This is a very common argument on Twitter, especially by those keen on criticising "economics" (whatever that means - see some future post). Specifically, the assertion is that the efficient markets hypothesis (EMH) is WRONG, caused the crisis, and shouldn't economists be apologising for this?
The problem is that models and theories can't be wrong - there is no absolute metric for judging them, only relative - and relative to our current level of understanding.
And that level of understanding, contrary to those who think economists are just behind the curve on getting to a point where they know enough, will never be sufficient to say a model, or a theory, is wrong.
The simple reason is Type I Errors, couching ourselves in terms of statistical language. We may falsely reject a correct theory because we just cannot know whether it's true or false. We can collect data, we can observe the world, we can even come to something close to accepted fact in some cases, but we cannot know what leads to Y happening after X has happened. We are just not privy to the kind of knowledge regarding how and why nature or some other higher force. The name of this blog makes it very clear my beliefs regarding higher powers - but you don't have to be a Christian to recognise the obvious with levels of knowledge - as Sir David F. Hendry (anything but a Christian!) points out in the introduction to Dynamic Econometrics.
Given that we can't know things, as a result we can't know a theory is WRONG (or RIGHT), we can only document where the evidence supports, or disputes, a theory. If we reject theories out of hand we run the risk of rejecting good theories out of hand. If we accept them out of hand, we run the risk of accepting bad theories.
The point I'm making isn't that we should protect bad theories endlessly, it's simply that they are bad theories, rather than WRONG theories.
A side argument. It's often asserted furthermore that bad economic theories were responsible for the financial crisis - the idea being that economists advised politicians and they put in place regulatory regimes that subsequently caused the crisis. The interesting thing here is that the focus is on EMH, rather than all the myriad other policies put in place by governments that assume anything but EMH and some very different model of economic behaviour. The idea is that we can pinpoint everything that went wrong around the economic crisis to one single bad theory, and everything else was superfluous (i.e. has no explanatory power above EMH).
A few things:
(1) What responsibility must be attached to the politician(s) putting in place policies that led to the financial crisis? An argument is that economists oversold their favourite EMH theory and hence because they did that, they must accept some responsibility. They probably should - any serious academic ought to be humble enough to accept responsibility if a recommendation of theirs led to things going horribly wrong.
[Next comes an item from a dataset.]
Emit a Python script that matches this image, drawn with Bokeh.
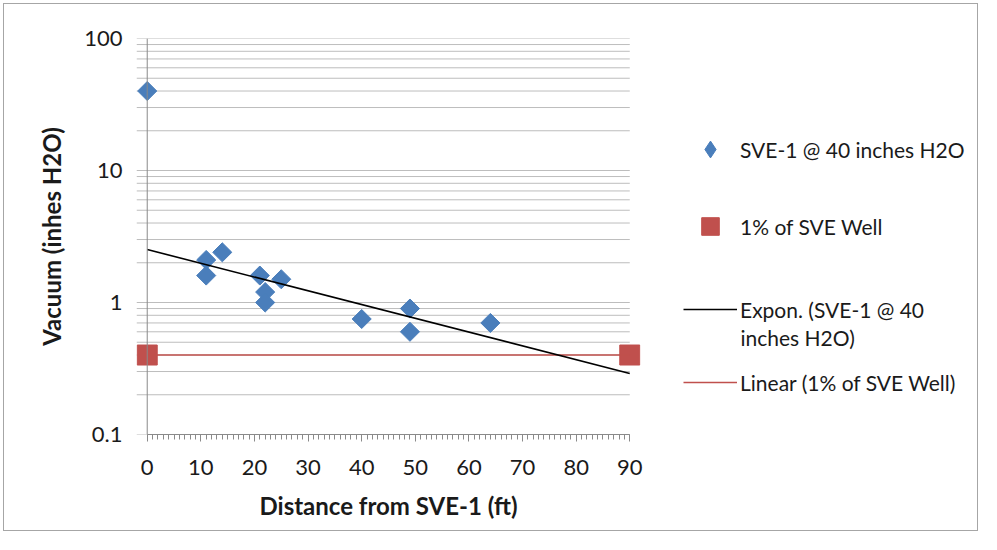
from bokeh.plotting import figure
from bokeh.layouts import row
from bokeh.models import (Range1d, SingleIntervalTicker, FixedTicker, Span, Legend, LegendItem,
                          Label, CustomJSTickFormatter)
from bokeh.embed import file_html
from bokeh.resources import INLINE

# ---- data ----
distance_ft = [0, 11, 11, 14, 21, 22, 22, 25, 40, 49, 49, 64]
vacuum_inh2o = [40, 2.1, 1.6, 2.4, 1.6, 1.2, 1.0, 1.5, 0.75, 0.9, 0.6, 0.7]

well_1pct_x = [0, 90]
well_1pct_y = [0.4, 0.4]

# exponential trendline end points (straight on log axis)
trend_x = [0, 90]
trend_y = [2.52, 0.29]

x_tick_values = [0, 10, 20, 30, 40, 50, 60, 70, 80, 90]
y_tick_values = [0.1, 1, 10, 100]
y_decades = [0.1, 1, 10]
y_multiples = [1, 2, 3, 4, 5, 6, 7, 8, 9]
grid_levels = [d * m for d in y_decades for m in y_multiples] + [100]

legend_labels = ["SVE-1 @ 40 inches H2O", "1% of SVE Well",
                 "Expon. (SVE-1 @ 40", "Linear (1% of SVE Well)"]
legend_second_line = "inches H2O)"

FONT = "Lato"
TEXT = "#1a1a1a"
BLUE = "#4a7ebb"
RED = "#c0504d"
GRID = "#bdbdbd"
AXIS = "#8a8a8a"
FRAME = "#a6a6a6"
NAN = float("nan")
DIAMOND = 0.785398  # 45 degrees

X0, X1 = -2, 92

p = figure(x_range=Range1d(X0, X1), y_range=Range1d(0.1, 100), y_axis_type="log",
           frame_width=504, frame_height=396,
           min_border_left=136, min_border_right=12, min_border_top=38, min_border_bottom=100,
           output_backend="svg", toolbar_location=None,
           background_fill_color="white", border_fill_color=None)
p.outline_line_color = None
p.xgrid.visible = False
p.ygrid.visible = False
p.styles = {"box-shadow": (f"inset 3px 0 0 0 #fff, inset 0 3px 0 0 #fff, inset 0 -3px 0 0 #fff, "
                           f"inset 4px 0 0 0 {FRAME}, inset 0 4px 0 0 {FRAME}, "
                           f"inset 0 -4px 0 0 {FRAME}")}

# horizontal grid lines (major + minor log levels)
p.segment(x0=[X0] * len(grid_levels), y0=grid_levels, x1=[x_tick_values[-1]] * len(grid_levels),
          y1=grid_levels, line_color=GRID, line_width=1)

# vertical axis line at x = 0
p.add_layout(Span(location=0, dimension="height", line_color=AXIS, line_width=1))

# ---- x axis ----
xa = p.xaxis[0]
xa.ticker = SingleIntervalTicker(interval=10, num_minor_ticks=10)
xa.bounds = (0, 90)
xa.axis_line_color = AXIS
xa.major_tick_line_color = AXIS
xa.minor_tick_line_color = AXIS
xa.major_tick_in = 0
xa.major_tick_out = 7
xa.minor_tick_in = 0
xa.minor_tick_out = 5
xa.major_label_standoff = 18
xa.major_label_text_font = FONT
xa.major_label_text_font_size = "22px"
xa.major_label_text_color = TEXT
xa.axis_label = "Distance from SVE-1 (ft)"
xa.axis_label_text_font = FONT
xa.axis_label_text_font_size = "24px"
xa.axis_label_text_font_style = "bold"
xa.axis_label_text_color = TEXT
xa.axis_label_standoff = 13

# ---- y axis ----
ya = p.yaxis[0]
ya.ticker = FixedTicker(ticks=y_tick_values, minor_ticks=[])
ya.formatter = CustomJSTickFormatter(code="return tick >= 1 ? tick.toFixed(0) : tick.toFixed(1);")
ya.axis_line_color = None
ya.major_tick_line_color = None
ya.minor_tick_line_color = None
ya.major_tick_out = 0
ya.major_tick_in = 0
ya.major_label_standoff = 14
ya.major_label_text_font = FONT
ya.major_label_text_font_size = "22px"
ya.major_label_text_color = TEXT
ya.axis_label = "Vacuum (inhes H2O)"
ya.axis_label_text_font = FONT
ya.axis_label_text_font_size = "24px"
ya.axis_label_text_font_style = "bold"
ya.axis_label_text_color = TEXT
ya.axis_label_standoff = 15

# ---- data ----
p.scatter(well_1pct_x, well_1pct_y, marker="square", size=20, fill_color=RED, line_color=RED)
p.scatter(distance_ft, vacuum_inh2o, marker="square", size=13.5, angle=DIAMOND,
          fill_color=BLUE, line_color=BLUE)
p.line(well_1pct_x, well_1pct_y, line_color=RED, line_width=1.6)
p.line(trend_x, trend_y, line_color="black", line_width=1.6)

# ---- legend panel (separate canvas to the right of the plot) ----
pl = figure(width=329, height=534, x_range=Range1d(0, 1), y_range=Range1d(0, 1),
            min_border=0, x_axis_location=None, y_axis_location=None,
            output_backend="svg", toolbar_location=None,
            background_fill_color=None, border_fill_color=None)
pl.outline_line_color = None
pl.grid.visible = False
pl.styles = {"box-shadow": (f"inset -3px 0 0 0 #fff, inset 0 3px 0 0 #fff, inset 0 -3px 0 0 #fff, "
                            f"inset -4px 0 0 0 {FRAME}, inset 0 4px 0 0 {FRAME}, "
                            f"inset 0 -4px 0 0 {FRAME}")}

# legend keys only (no visible data in this panel)
k_dia = pl.scatter(x=[NAN], y=[NAN], marker="diamond", fill_color=BLUE, line_color=BLUE)
k_sq = pl.scatter(x=[NAN], y=[NAN], marker="square", fill_color=RED, line_color=RED)
k_exp = pl.line(x=[NAN, NAN], y=[NAN, NAN], line_color="black", line_width=1.6)
k_lin = pl.line(x=[NAN, NAN], y=[NAN, NAN], line_color=RED, line_width=1.6)


def add_legend(renderer, label, vy, gh):
    lg = Legend(items=[LegendItem(label=label, renderers=[renderer])], location=(31, vy),
                glyph_width=54, glyph_height=gh, label_height=gh, label_standoff=3,
                padding=0, margin=0, spacing=0, border_line_color=None,
                background_fill_alpha=0, label_text_font=FONT, label_text_font_size="21px",
                label_text_color=TEXT)
    pl.add_layout(lg)


add_legend(k_dia, legend_labels[0], 264, 42)
add_legend(k_sq, legend_labels[1], 186, 44)
add_legend(k_exp, legend_labels[2], 110, 30)
add_legend(k_lin, legend_labels[3], 37, 30)

pl.add_layout(Label(x=88, y=97, x_units="screen", y_units="screen", text=legend_second_line,
                    text_font=FONT, text_font_size="21px", text_color=TEXT,
                    text_baseline="middle", text_align="left"))

layout = row(p, pl, spacing=0)

open("out.html", "w").write(file_html(layout, INLINE))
The issue is whether there's a direct link from the economist recommending their theory and the events that went wrong.
(2) If an economist does ever sell a theory to a politician as being 100% true, they shouldn't be part of the profession (someone would assert I'm following the "no true Scotsman" cop out here, but the reality is I'm making an obvious statement that should apply to any academic profession).
(3) What about the various other government policies pertaining to financial markets that helped along the way in the crisis? For example, the competition policy (no doubt influenced by economic ideas) which thought that having large banks able to compete on a global scale was important, thus creating "too big to fail"? Is it really possible to argue without any doubt that the sole cause of the crisis was one bad economic theory? How do we rule out the lender of last resort policy, and competition policy, as significant contributing factors?
(4) Intervening to regulate markets further relies on economic theory regarding market outcomes - by and large another economic theory that's very hard to generate falsifiable predictions based upon (at least at the macro level). Why should we rely on those economic theories, but not on others? On what basis do we judge economic theories given that RIGHT and WRONG has to be ruled out?